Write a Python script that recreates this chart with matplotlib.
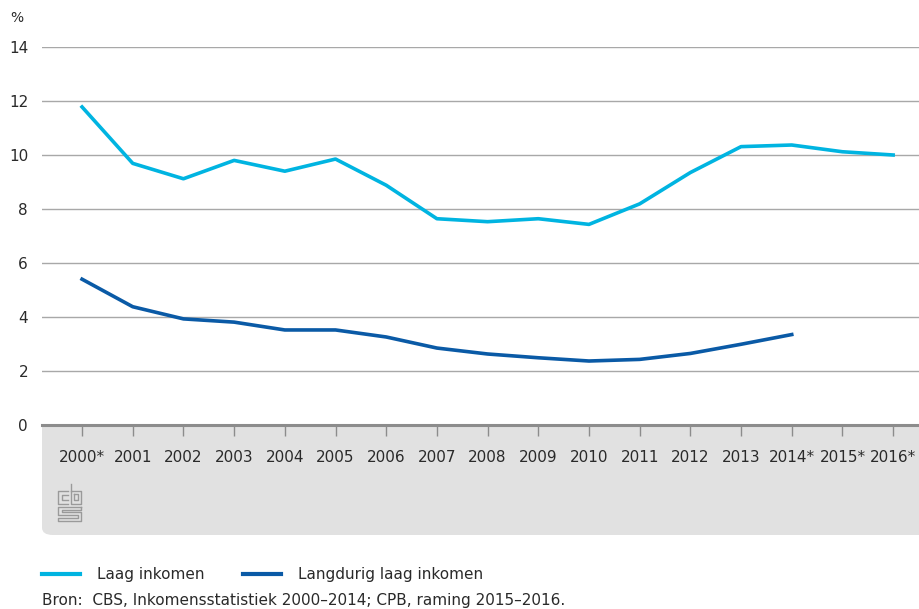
import numpy as np
import matplotlib.pyplot as plt
from matplotlib.patches import FancyBboxPatch
from matplotlib.lines import Line2D

jaren = ['2000*', '2001', '2002', '2003', '2004', '2005', '2006', '2007', '2008',
         '2009', '2010', '2011', '2012', '2013', '2014*', '2015*', '2016*']
laag_inkomen = [11.78, 9.69, 9.12, 9.80, 9.40, 9.85, 8.88, 7.64, 7.53,
                7.64, 7.43, 8.19, 9.35, 10.31, 10.37, 10.12, 10.0]
langdurig_laag = [5.40, 4.38, 3.93, 3.81, 3.52, 3.52, 3.26, 2.85, 2.63,
                  2.49, 2.37, 2.43, 2.65, 2.99, 3.35]

licht_blauw = '#00b4e1'
donker_blauw = '#0a5aa6'
tekst = '#2a2a2a'
W, H = 920, 609

fig = plt.figure(figsize=(9.2, 6.09), dpi=100)
ax = fig.add_axes([42 / W, 1 - 425 / H, 1 - 42 / W, (425 - 47) / H])

x = np.arange(len(jaren))
ax.plot(x, laag_inkomen, color=licht_blauw, lw=2.6, zorder=3)
ax.plot(x[:len(langdurig_laag)], langdurig_laag, color=donker_blauw, lw=2.6, zorder=3)

ax.set_ylim(0, 14)
ax.set_xlim(-0.79, 16.53)
ax.set_yticks(range(0, 15, 2))
ax.yaxis.grid(True, color='#a8a8a8', lw=1.0)
ax.set_axisbelow(True)
for s in ['top', 'right', 'left']:
    ax.spines[s].set_visible(False)
ax.spines['bottom'].set_color('#8c8c8c')
ax.spines['bottom'].set_linewidth(2.2)
ax.tick_params(axis='y', length=0, pad=10, labelsize=11, labelcolor=tekst)
ax.set_xticks(x)
ax.set_xticklabels(jaren)
ax.tick_params(axis='x', length=8, width=1.0, color='#8c8c8c', pad=10,
               labelsize=11, labelcolor=tekst)

# grijs paneel onder de as
paneel = FancyBboxPatch((42 / W, 1 - 535 / H), 1.0, 135 / H,
                        boxstyle='round,pad=0,rounding_size=0.012',
                        transform=fig.transFigure, facecolor='#e1e1e1',
                        edgecolor='none', zorder=-1)
fig.patches.append(paneel)

# cbs logo (schets)
def px(xp, yp):
    return [v / W for v in xp], [1 - v / H for v in yp]

logo = [
    ([68, 58, 58, 68], [491, 491, 504, 504]),
    ([68, 62, 62, 68], [495, 495, 500, 500]),
    ([71, 71, 81, 81, 71], [484, 504, 504, 491, 491]),
    ([74, 78, 78, 74, 74], [494, 494, 500, 500, 494]),
    ([81, 58, 58, 78, 78, 58, 58, 81, 81, 62, 62, 81, 81],
     [507, 507, 515, 515, 518, 518, 521, 521, 512, 512, 510, 510, 507]),
]
for xp, yp in logo:
    lx, ly = px(xp, yp)
    fig.add_artist(Line2D(lx, ly, color='#9a9a9a', lw=1.0, transform=fig.transFigure))

fig.text(10 / W, 1 - 18 / H, '%', fontsize=10, color=tekst, va='center')

# legenda
lx, ly = px([42, 80], [574, 574])
fig.add_artist(Line2D(lx, ly, color=licht_blauw, lw=3, transform=fig.transFigure))
fig.text(97 / W, 1 - 574 / H, 'Laag inkomen', fontsize=11, color=tekst, va='center')
lx, ly = px([243, 281], [574, 574])
fig.add_artist(Line2D(lx, ly, color=donker_blauw, lw=3, transform=fig.transFigure))
fig.text(298 / W, 1 - 574 / H, 'Langdurig laag inkomen', fontsize=11, color=tekst, va='center')

fig.text(42 / W, 1 - 601 / H, 'Bron:  CBS, Inkomensstatistiek 2000–2014; CPB, raming 2015–2016.',
         fontsize=11, color=tekst, va='center')

fig.savefig('out.png', dpi=100)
────────
**PROBLEM TO SOLVE:** Every line is to be duplicated exactly, though pictures stay out.

**OUTPUT BELOW:**
Write a Python script that recreates this chart with matplotlib.
import numpy as np
import matplotlib.pyplot as plt
from matplotlib.patches import FancyBboxPatch
from matplotlib.lines import Line2D

jaren = ['2000*', '2001', '2002', '2003', '2004', '2005', '2006', '2007', '2008',
         '2009', '2010', '2011', '2012', '2013', '2014*', '2015*', '2016*']
laag_inkomen = [11.78, 9.69, 9.12, 9.80, 9.40, 9.85, 8.88, 7.64, 7.53,
                7.64, 7.43, 8.19, 9.35, 10.31, 10.37, 10.12, 10.0]
langdurig_laag = [5.40, 4.38, 3.93, 3.81, 3.52, 3.52, 3.26, 2.85, 2.63,
                  2.49, 2.37, 2.43, 2.65, 2.99, 3.35]

licht_blauw = '#00b4e1'
donker_blauw = '#0a5aa6'
tekst = '#2a2a2a'
W, H = 920, 609

fig = plt.figure(figsize=(9.2, 6.09), dpi=100)
ax = fig.add_axes([42 / W, 1 - 425 / H, 1 - 42 / W, (425 - 47) / H])

x = np.arange(len(jaren))
ax.plot(x, laag_inkomen, color=licht_blauw, lw=2.6, zorder=3)
ax.plot(x[:len(langdurig_laag)], langdurig_laag, color=donker_blauw, lw=2.6, zorder=3)

ax.set_ylim(0, 14)
ax.set_xlim(-0.79, 16.53)
ax.set_yticks(range(0, 15, 2))
ax.yaxis.grid(True, color='#a8a8a8', lw=1.0)
ax.set_axisbelow(True)
for s in ['top', 'right', 'left']:
    ax.spines[s].set_visible(False)
ax.spines['bottom'].set_color('#8c8c8c')
ax.spines['bottom'].set_linewidth(2.2)
ax.tick_params(axis='y', length=0, pad=10, labelsize=11, labelcolor=tekst)
ax.set_xticks(x)
ax.set_xticklabels(jaren)
ax.tick_params(axis='x', length=8, width=1.0, color='#8c8c8c', pad=10,
               labelsize=11, labelcolor=tekst)

# grijs paneel onder de as
paneel = FancyBboxPatch((42 / W, 1 - 535 / H), 1.0, 135 / H,
                        boxstyle='round,pad=0,rounding_size=0.012',
                        transform=fig.transFigure, facecolor='#e1e1e1',
                        edgecolor='none', zorder=-1)
fig.patches.append(paneel)

# cbs logo (schets)
def px(xp, yp):
    return [v / W for v in xp], [1 - v / H for v in yp]

logo = [
    ([68, 58, 58, 68], [491, 491, 504, 504]),
    ([68, 62, 62, 68], [495, 495, 500, 500]),
    ([71, 71, 81, 81, 71], [484, 504, 504, 491, 491]),
    ([74, 78, 78, 74, 74], [494, 494, 500, 500, 494]),
    ([81, 58, 58, 78, 78, 58, 58, 81, 81, 62, 62, 81, 81],
     [507, 507, 515, 515, 518, 518, 521, 521, 512, 512, 510, 510, 507]),
]
for xp, yp in logo:
    lx, ly = px(xp, yp)
    fig.add_artist(Line2D(lx, ly, color='#9a9a9a', lw=1.0, transform=fig.transFigure))

fig.text(10 / W, 1 - 18 / H, '%', fontsize=10, color=tekst, va='center')

# legenda
lx, ly = px([42, 80], [574, 574])
fig.add_artist(Line2D(lx, ly, color=licht_blauw, lw=3, transform=fig.transFigure))
fig.text(97 / W, 1 - 574 / H, 'Laag inkomen', fontsize=11, color=tekst, va='center')
lx, ly = px([243, 281], [574, 574])
fig.add_artist(Line2D(lx, ly, color=donker_blauw, lw=3, transform=fig.transFigure))
fig.text(298 / W, 1 - 574 / H, 'Langdurig laag inkomen', fontsize=11, color=tekst, va='center')

fig.text(42 / W, 1 - 601 / H, 'Bron:  CBS, Inkomensstatistiek 2000–2014; CPB, raming 2015–2016.',
         fontsize=11, color=tekst, va='center')

fig.savefig('out.png', dpi=100)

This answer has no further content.